Not sure if NSW got the gist of what you want. If it's for your permanent mooring, you need to get something a little more substantial than a snubber.....
A standard permanent mooring set up would be a bit like this.
Attached to your block, you should have 35mm+ stud link ground chain, with about a 20mm swivel, then enough mild steel 16mm chain to reach the surface, followed by 24mm silver rope protected over the bow roller by heavy duty anti-chaff plastic sleeve, then your bouy and hook up line.
Based on your description, you're missing the 24mm silver rope and sleeve.
Silver rope is not terribly high quality line. Silver line of 24 mm diameter, I am told at out local chandlers, has a minimum breaking load of 4.1 tonne.
On the other hand, Superdan rope/line of 20 mm diameter has a minimum breaking load of 6.9 tonne.
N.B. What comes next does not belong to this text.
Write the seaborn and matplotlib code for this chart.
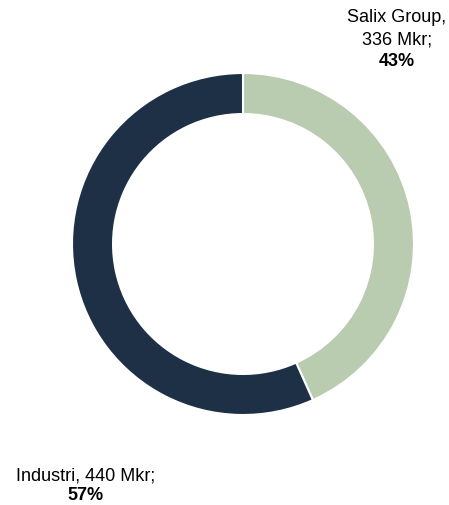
import numpy as np
import matplotlib
matplotlib.use('Agg')
import matplotlib.pyplot as plt
import seaborn as sns

# Segment data (Mkr)
segments = ['Salix Group', 'Industri']
values = [336, 440]
colors = ['#b9ccb0', '#1d3045']

sns.set_theme(style='white')
plt.rcParams['font.family'] = ['Liberation Sans', 'DejaVu Sans']

W, H = 449, 506
fig = plt.figure(figsize=(W / 100, H / 100), dpi=100)
fig.patch.set_facecolor('white')

cx, cy, r = 243, 245, 171
ax = fig.add_axes([(cx - r) / W, (H - cy - r) / H, 2 * r / W, 2 * r / H])
ax.pie(values, colors=colors, startangle=90, counterclock=False, radius=1,
       wedgeprops=dict(width=0.24, edgecolor='white', linewidth=1.5))
ax.set_xlim(-1, 1)
ax.set_ylim(-1, 1)
ax.set_aspect('equal')
ax.axis('off')

total = sum(values)
pcts = [round(v / total * 100) for v in values]

def px(x, y):
    return x / W, 1 - y / H

fs = 13
# Salix Group label
fig.text(*px(397, 18), f'{segments[0]},', ha='center', va='center', fontsize=fs, color='#000000')
fig.text(*px(397, 40), f'{values[0]} Mkr;', ha='center', va='center', fontsize=fs, color='#000000')
fig.text(*px(397, 62), f'{pcts[0]}%', ha='center', va='center', fontsize=fs, fontweight='bold', color='#000000')
# Industri label
fig.text(*px(86, 476), f'{segments[1]}, {values[1]} Mkr;', ha='center', va='center', fontsize=fs, color='#000000')
fig.text(*px(86, 496), f'{pcts[1]}%', ha='center', va='center', fontsize=fs, fontweight='bold', color='#000000')

fig.savefig('out.png', dpi=100, facecolor='white')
Nearly twice and it is economical to buy the 125 m coil for $294 and have 75 m left over for other uses as opposed to buying silver line cut off the coil at $4.70/metre.
http://www.nobles.com.au/Products/Fibre-Rope/Superdan-RopeThe experience of Midtown Marinas in Bundaberg with their moorings was that they were lucky to get three years out of chain on their moorings. This is partly due to current flow in the river which induces electrolysis and erosion of the metal. They then went to using 32 or 35 mm silver rope (that weight of line because they are commercial) and had excellent results until the floods swept everything away.
The river was flowing at 80 kmh on the surface and estimated to be flowing at 120 kmh in the depths. The only things that survived in the Burnett River were things that had been there for 100 years.
The set up with the mooring lines was that they were 1.5 metres longer than the maximum tidal depth with an eye spliced into each end with plastic tube slid over the line before splicing.
Then the eye was passed through the metal eye of the block and the top end of the line passed through the eye at the bottom and pulled up tight. The top end of the mooring line was then shackled to the mooring buoy which was a double cone buoy with a s/steel rod through the middle with an eye top and bottom.
The advantages of this system are multiple, assuming the mooring block is of sufficient weight and holding power. Steel and or iron are far superior to concrete as concrete has about 50% buoyancy and steel or iron will self bury in the bottom much quicker.
Advantages:-
No electrolysis or chafe of mooring tackle if subject to tidal or current flows.
Easy replacement of mooring tackle. All the diver has to take down is the new line and a knife to cut the old one away.
In choppy conditions the rope tackle will not jerk like chain and there are less wear points.
With the buoy set up as described all one has to do is approach the mooring, grab it's grab line (short and not dangling in the water, therefore no grunge), slip a line through the eye atop the buoy and secure both ends to the vessel. No need to bring any marine growth on deck.
The mooring I am in the process of building for Second Wind in the Distillery Reach of the Burnett River has to be a fore and aft mooring. The upstream weight will be two truck brake drums filled with other weights and joined with steel bars around which will go the mooring tackle.
The downstream weight will be a single truck brake drum also weight filled with a steel eye in the middle.
For my 4 tonne yacht the upstream weight will be around 250 kg or a quarter of a tonne and half that for the downstream.
This is my first permanent mooring so if anybody with mooring experience sees glaring holes in my logic, please let me know. I only want to do this once.